In pleading guilty, Li admitted that he sold 30 smuggled, raw rhinoceros horns worth approximately $3 million – approximately $17,500 per pound – to factories in China where raw rhinoceros horns are carved into fake antiques known as Zuo Jiu (which means “to make it as old” in Mandarin). In China, there is a centuries old tradition of drinking from an intricately carved “libation cup” made from a rhinoceros horn. Owning or drinking from such a cup is believed by some to bring good health, and true antiques are highly prized by collectors. The escalating value of such items has resulted in an increased demand for rhinoceros horn that has helped fuel a thriving black market, including recently carved fake antiques.
In addition to the prison term, Judge Salas ordered Li to serve two years of supervised release and to forfeit $3.5 million in proceeds of his criminal activity as well as several Asian artifacts.

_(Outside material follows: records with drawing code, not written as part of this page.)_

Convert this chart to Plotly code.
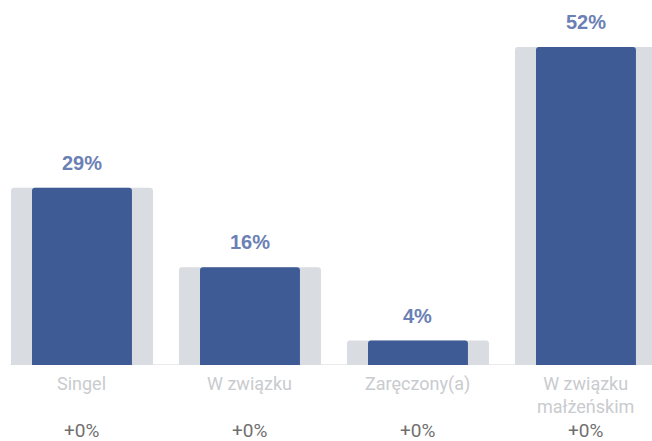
import plotly.graph_objects as go

categories = ["Singel", "W związku", "Zaręczony(a)", "W związku<br>małżeńskim"]
values = [29, 16, 4, 52]
changes = ["+0%", "+0%", "+0%", "+0%"]

BLUE = "#3f5b96"
SHADOW = "#d9dce1"
LABEL_BLUE = "#6b80b5"

x = list(range(len(categories)))

fig = go.Figure()
# wide pale bars sitting behind the main ones
fig.add_trace(go.Bar(x=x, y=values, width=0.845, marker=dict(color=SHADOW, line=dict(width=0)),
                     hoverinfo="skip", showlegend=False))
fig.add_trace(go.Bar(x=x, y=values, width=0.595, marker=dict(color=BLUE, line=dict(width=0)),
                     showlegend=False))

annotations = []
for i, (cat, v, ch) in enumerate(zip(categories, values, changes)):
    annotations.append(dict(x=i, y=v, xref="x", yref="y", text=f"{v}%", showarrow=False,
                            yanchor="bottom", yshift=12,
                            font=dict(family="Liberation Sans, Arial", size=20, color=LABEL_BLUE, weight="bold")))
    annotations.append(dict(x=i, y=0, xref="x", yref="y", text=cat, showarrow=False,
                            yanchor="top", yshift=-6,
                            font=dict(family="Roboto", size=18, color="#c9cbcf")))
    annotations.append(dict(x=i, y=0, xref="x", yref="y", text=ch, showarrow=False,
                            yanchor="middle", yshift=-65, borderpad=0,
                            font=dict(family="Roboto", size=19, color="#707070")))

fig.update_layout(
    width=652, height=441,
    margin=dict(l=0, r=0, t=0, b=76),
    paper_bgcolor="white", plot_bgcolor="white",
    barmode="overlay", barcornerradius=3,
    annotations=annotations,
    shapes=[dict(type="line", xref="paper", yref="y", x0=0.016, x1=1, y0=0, y1=0,
                 line=dict(color="#e3e4e6", width=1.5), layer="below")],
    xaxis=dict(range=[-0.488, 3.393], showticklabels=False, showgrid=False, zeroline=False,
               fixedrange=True),
    yaxis=dict(range=[0, 59.7], showticklabels=False, showgrid=False, zeroline=False,
               fixedrange=True),
)

fig.write_html("out.html")
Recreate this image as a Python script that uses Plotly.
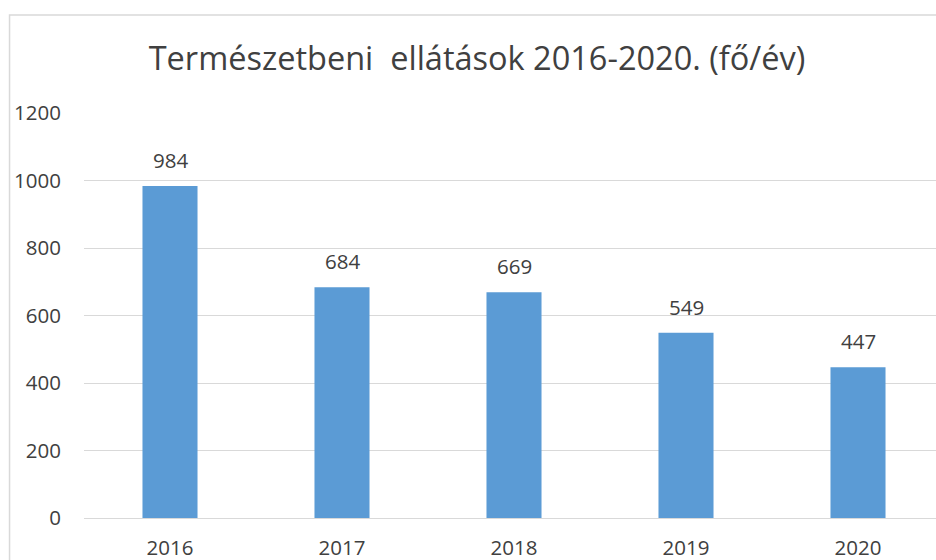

Various ivory objects seized by the USFWS as part of the investigation have also been surrendered.
The investigation is continuing and is being handled by the U.S. Fish & Wildlife Service’s Office of Law Enforcement, the U.S. Attorney’s Office for the District of New Jersey, the U.S. Attorney’s Office for the Southern District of Florida and the Justice Department’s Environmental Crimes Section.
The government is represented by Assistant U.S. Attorneys Kathleen P. O’Leary and Barbara Ward of the New Jersey U.S. Attorney’s Office Criminal Division and Asset Forfeiture and Money Laundering Unit, Assistant U.S. Attorney Thomas Watts-FitzGerald of the U.S. Attorney’s Office for the Southern District of Florida and Senior Counsel Richard A. Udell of the Justice Department’s Environmental Crimes Section of the Environment and Natural Resources Division.